● **What is required**: Go through the listing and copy each line with the string "this".

● **Information shown**:
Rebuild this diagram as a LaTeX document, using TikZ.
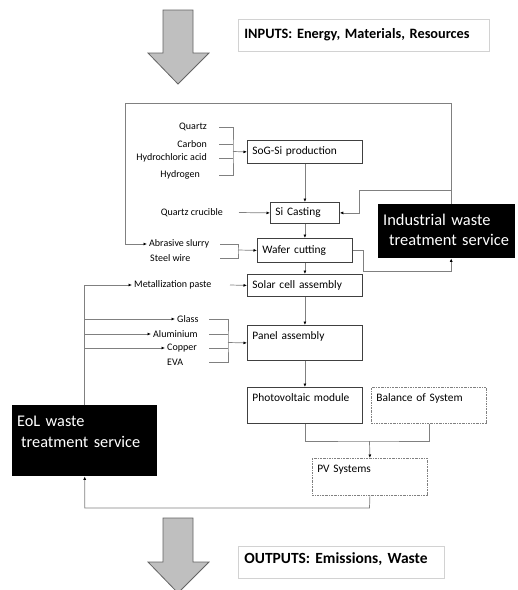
\documentclass[tikz,border=0pt]{standalone}
\usepackage{fontspec}
\setmainfont{Carlito}
\usetikzlibrary{arrows.meta}
\begin{document}
\begin{tikzpicture}[x=1pt,y=-1pt,
  wire/.style={draw=wirecolor,line width=0.7pt},
  arr/.style={wire,-{Latex[length=3.5pt,width=3pt,color=tipcolor]}},
  procbox/.style={draw=boxcolor,line width=0.8pt,anchor=north west,align=left,inner xsep=5pt,inner ysep=3pt,font=\fontsize{11.4}{13}\selectfont},
  sysbox/.style={procbox,draw=wirecolor,dash pattern=on 2pt off 1pt on 0.6pt off 1pt},
  darkbox/.style={fill=black,text=white,anchor=north west,align=left,inner xsep=5pt,inner ysep=3pt},
  lbl/.style={inner sep=2pt,font=\fontsize{10}{12}\selectfont},
  infobox/.style={draw=infocolor,line width=0.8pt,anchor=north west,align=left,inner xsep=6pt,inner ysep=3pt},
  bigarrow/.style={fill=arrowfill,draw=arrowline,line width=0.8pt}]
\definecolor{boxcolor}{RGB}{64,64,64}
\definecolor{wirecolor}{RGB}{128,128,128}
\definecolor{tipcolor}{RGB}{0,0,0}
\definecolor{infocolor}{RGB}{210,210,210}
\definecolor{arrowfill}{RGB}{191,191,191}
\definecolor{arrowline}{RGB}{100,100,100}
\useasboundingbox[fill=white] (0,0) rectangle (518,590);
\draw[bigarrow] (163,10) -- (193,10) -- (193,53) -- (209,53) -- (178,84) -- (148,53) -- (163,53) -- cycle;
\draw[bigarrow] (163,518) -- (193,518) -- (193,562) -- (209,562) -- (178,593) -- (148,562) -- (163,562) -- cycle;
\node[infobox,text width=239pt,text height=15.6pt,text depth=10.4pt,font=\bfseries\fontsize{14.3}{17}\selectfont] (inputs) at (238,19) {INPUTS: Energy, Materials, Resources};
\node[infobox,text width=194pt,text height=14pt,text depth=12pt,font=\bfseries\fontsize{15.5}{18}\selectfont] (outputs) at (238,546) {OUTPUTS: Emissions, Waste};
\node[procbox,text width=105pt,minimum height=23pt] (sog) at (247,140) {SoG-Si production};
\node[procbox,text width=59pt,minimum height=21pt] (sicast) at (270,202) {Si Casting};
\node[procbox,text width=85pt,minimum height=24pt] (wafer) at (257,238) {Wafer cutting};
\node[procbox,text width=105pt,minimum height=22pt] (solar) at (247,274) {Solar cell assembly};
\node[procbox,text width=105pt,text height=11pt,text depth=18pt] (panel) at (247,325) {Panel assembly};
\node[procbox,text width=105pt,text height=11.5pt,text depth=18.5pt] (pvmod) at (247,387) {Photovoltaic module};
\node[sysbox,text width=105pt,text height=11.5pt,text depth=18.5pt] (bos) at (371,387) {Balance of System};
\node[sysbox,text width=105pt,text height=11.5pt,text depth=19.5pt] (pvsys) at (312,458) {PV Systems};
\node[darkbox,text width=127pt,text height=18.5pt,text depth=29.5pt,font=\fontsize{16.4}{20}\selectfont] (indus) at (378,204) {Industrial waste\\\hspace*{6pt}treatment service};
\node[darkbox,text width=135pt,text height=18.5pt,text depth=46.5pt,font=\fontsize{16.3}{21}\selectfont] (eol) at (12,405) {EoL waste\\\hspace*{4pt}treatment service};
\node[lbl,anchor=east] (quartz) at (209,127) {Quartz};
\node[lbl,anchor=east] (carbon) at (209,144) {Carbon};
\node[lbl,anchor=east] (hcl) at (209,158) {Hydrochloric acid};
\node[lbl,anchor=east] (hydrogen) at (202,175) {Hydrogen};
\node[lbl,anchor=east] (crucible) at (225,212.5) {Quartz crucible};
\node[lbl,anchor=west] (slurry) at (147,244) {Abrasive slurry};
\node[lbl,anchor=west] (steel) at (148,258) {Steel wire};
\node[lbl,anchor=west] (metal) at (132,285) {Metallization paste};
\node[lbl,anchor=west] (glass) at (175,319) {Glass};
\node[lbl,anchor=west] (alu) at (151,334) {Aluminium};
\node[lbl,anchor=west] (copper) at (165,348) {Copper};
\node[lbl,anchor=west] (eva) at (165,362) {EVA};
\coordinate (sogtap) at (219,151.5);
\coordinate (sogjoin) at (233,151.5);
\coordinate (waftap) at (220,250);
\coordinate (wafjoin) at (238,250);
\coordinate (metaltap) at (230,285);
\coordinate (pantap) at (209,342.5);
\coordinate (panjoin) at (228,342.5);
\coordinate (loopnw) at (125,103);
\coordinate (sibr) at (451,190);
\coordinate (sibend) at (359,190);
\coordinate (wafbend) at (363,271);
\coordinate (pvjoin) at (369.5,441);
\coordinate (eolbend) at (369.5,508);
\draw[wire] (quartz.east -| sogtap) -| (sogjoin) |- (hydrogen.east -| sogtap);
\draw[wire] (carbon.east -| sogtap) -- (carbon.east -| sogjoin);
\draw[wire] (hcl.east -| sogtap) -- (hcl.east -| sogjoin);
\draw[arr] (sogjoin) -- (sog.west);
\draw[arr] ([xshift=14pt]crucible.east) -- (sicast.west);
\draw[wire] (slurry.east -| waftap) -| (wafjoin) |- (steel.east -| waftap);
\draw[arr] (wafjoin) -- (wafer.west);
\draw[arr] (metal.east -| metaltap) -- (solar.west);
\draw[wire] (glass.east -| pantap) -| (panjoin) |- (eva.east -| pantap);
\draw[wire] (alu.east -| pantap) -- (alu.east -| panjoin);
\draw[wire] (copper.east -| pantap) -- (copper.east -| panjoin);
\draw[arr] (panjoin) -- (panel.west);
\draw[arr] (sog.south) -- (sicast.north);
\draw[arr] (sicast.south) -- (wafer.north);
\draw[arr] (wafer.south) -- (solar.north);
\draw[arr] (solar.south) -- (panel.north);
\draw[arr] (panel.south) -- (pvmod.north);
\draw[arr] ([xshift=4.5pt]indus.north) |- (loopnw) |- (slurry.west);
\draw[arr] (sibr) -- (sibend) |- (sicast.east);
\draw[arr] (wafer.east) -| (wafbend) -| ([xshift=4.5pt]indus.south);
\draw[wire] (pvmod.south) |- (pvjoin) -| (bos.south);
\draw[arr] (pvjoin) -- (pvsys.north);
\draw[arr] (pvsys.south) -- (eolbend) -| (eol.south);
\draw[arr] (eol.north) |- (metal.west);
\draw[arr] (eol.north) |- (glass.west);
\draw[arr] (eol.north) |- (alu.west);
\draw[arr] (eol.north) |- (copper.west);
\end{tikzpicture}
\end{document}
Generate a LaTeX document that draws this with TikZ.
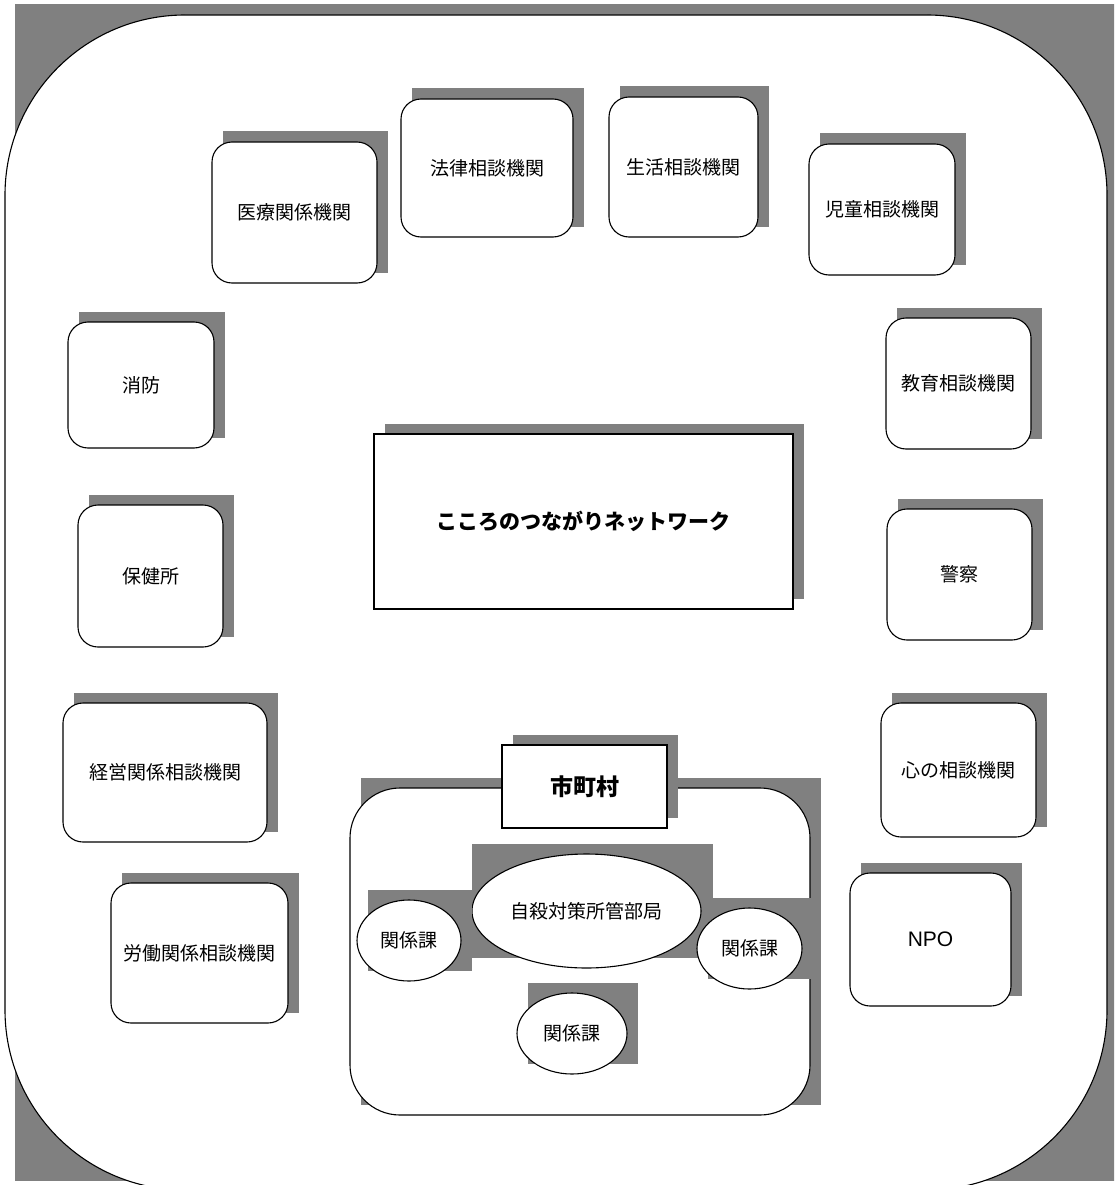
\documentclass[tikz,border=0pt]{standalone}
\usepackage{fontspec}
\setmainfont{Noto Sans CJK JP}
\newfontfamily\latinfont{Liberation Sans}
\usetikzlibrary{shapes.geometric}
\definecolor{shcol}{HTML}{808080}
\tikzset{
  every node/.style={inner sep=0pt, outer sep=0pt},
  line/.style={draw=black, line width=1.1pt, fill=white},
  rbox/.style={line, rounded corners=20pt, font=\fontsize{19}{22}\selectfont},
  sbox/.style={line, font=\bfseries\fontsize{21}{25}\selectfont},
  ebox/.style={line, ellipse, font=\fontsize{19}{22}\selectfont},
  shadowfill/.style={fill=shcol, draw=none}
}
% #1 name, #2 cx, #3 cy, #4 w, #5 h, #6 style, #7 text
\newcommand{\shnode}[7]{%
  \fill[shadowfill] ({#2-#4/2+10.5},{#3-#5/2-10.5}) rectangle ++(#4,#5);
  \node[#6, minimum width=#4pt, minimum height=#5pt] (#1) at (#2,#3) {#7};
}
\begin{document}
\begin{tikzpicture}[x=1pt,y=-1pt]
\useasboundingbox (0,0) rectangle (1114,1185);
\clip (0,0) rectangle (1114,1185);
% outer frame
\fill[shadowfill] (15,4) rectangle (1125,1181);
\draw[line, rounded corners=180pt] (5,15) rectangle (1107,1190);
% outer boxes
\shnode{med}{294.5}{212.5}{165}{141}{rbox}{医療関係機関}
\shnode{law}{487}{168}{172}{138}{rbox}{法律相談機関}
\shnode{life}{683.5}{167}{149}{140}{rbox}{生活相談機関}
\shnode{child}{882}{209.5}{146}{131}{rbox}{児童相談機関}
\shnode{fire}{141}{385}{146}{126}{rbox}{消防}
\shnode{edu}{958.5}{383.5}{145}{131}{rbox}{教育相談機関}
\shnode{net}{583.5}{521.5}{419}{175}{sbox}{こころのつながりネットワーク}
\shnode{health}{150.5}{576}{145}{142}{rbox}{保健所}
\shnode{police}{959.5}{574.5}{145}{131}{rbox}{警察}
\shnode{mgmt}{165}{772.5}{204}{139}{rbox}{経営関係相談機関}
\shnode{heart}{958.5}{770}{155}{134}{rbox}{心の相談機関}
\shnode{labor}{199.5}{953}{177}{140}{rbox}{労働関係相談機関}
\shnode{npo}{930.5}{939.5}{161}{133}{rbox, font=\latinfont\fontsize{21}{24}\selectfont}{NPO}
% municipality group
\shnode{group}{580}{951.5}{460}{327}{line, rounded corners=50pt}{}
\shnode{city}{584.5}{786.5}{165}{83}{sbox, font=\bfseries\fontsize{23}{27}\selectfont}{市町村}
\fill[shadowfill] (472,843.5) rectangle (713,957.5);
\node[ebox, minimum width=229pt, minimum height=114pt] (bureau) at (586.5,911) {自殺対策所管部局};
\shnode{k1}{409}{940.5}{104}{81}{ebox}{関係課}
\shnode{k2}{749.5}{948.5}{105}{81}{ebox}{関係課}
\shnode{k3}{572}{1033.5}{110}{81}{ebox}{関係課}
\end{tikzpicture}
\end{document}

● **Exercise solution**:
Rebuild this diagram as a LaTeX document, using TikZ.
Generate a LaTeX document that draws this with TikZ.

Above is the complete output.